The Nevada commercial lease agreement is a legally binding contract that allows a business to use a commercial space in exchange for rent. This document outlines the responsibility of the landlord and the business when it comes to maintaining the property. It is usually longer than a residential lease.
Nevada Commercial Landlord/Tenant Laws
- In Nevada, commercial leases will be required to be relatively all-inclusive since they have longer terms than standard residential leases.
- At the start of the lease, the parties will decide the rent/utility/expense breakdown. This may mean that the business owner will be responsible for utilities in addition to expenses like the tax and insurance as well, or they may just be responsible for rent. Some lease options even include the ability to pay the landlord a percentage of profits, which can make poorer-performing businesses less costly until business can improve.
- Nevada has a few disclosures on the books that are required.

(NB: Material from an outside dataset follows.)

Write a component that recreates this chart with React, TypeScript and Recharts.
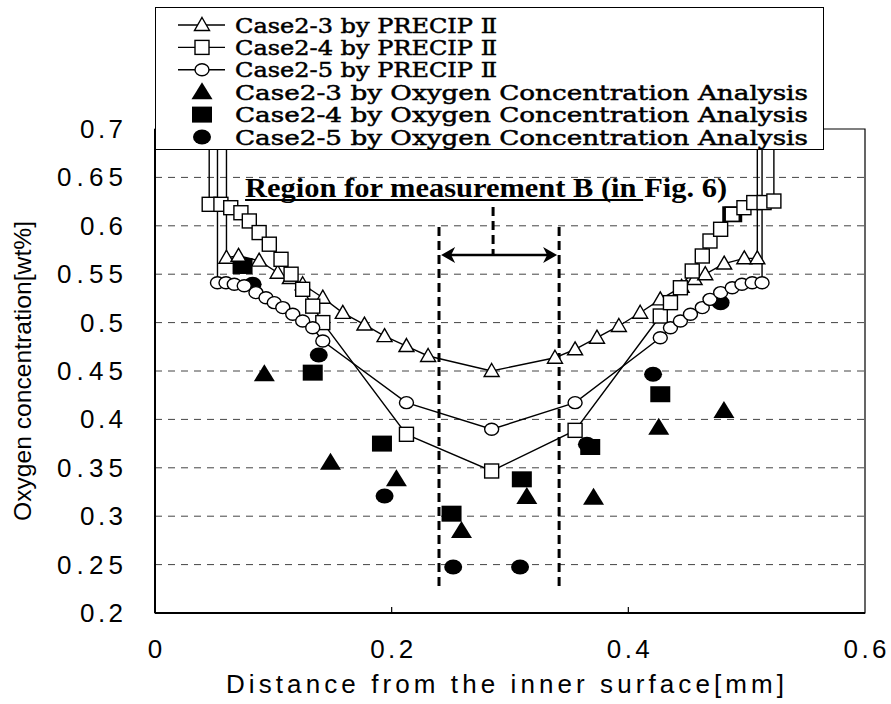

For example, based on Nevada and federal law, for buildings constructed before 1978, the landlord must disclose the presence of lead paint since it’s a hazard.
- The summary eviction process for a business in Nevada is typically faster than it would be for residential tenants. This is due to the fact that five days’ notice is all that’s required for late rent.
- Landlords are not allowed to remove doors, hatchways, or other mechanisms connected to doorways for entry for a commercial lease unless under a bona fide repair or replacement.
- For legality, the final section will need to have the signed and printed names of both parties. Additionally, the date of the signing should be provided, and the document should be notarized.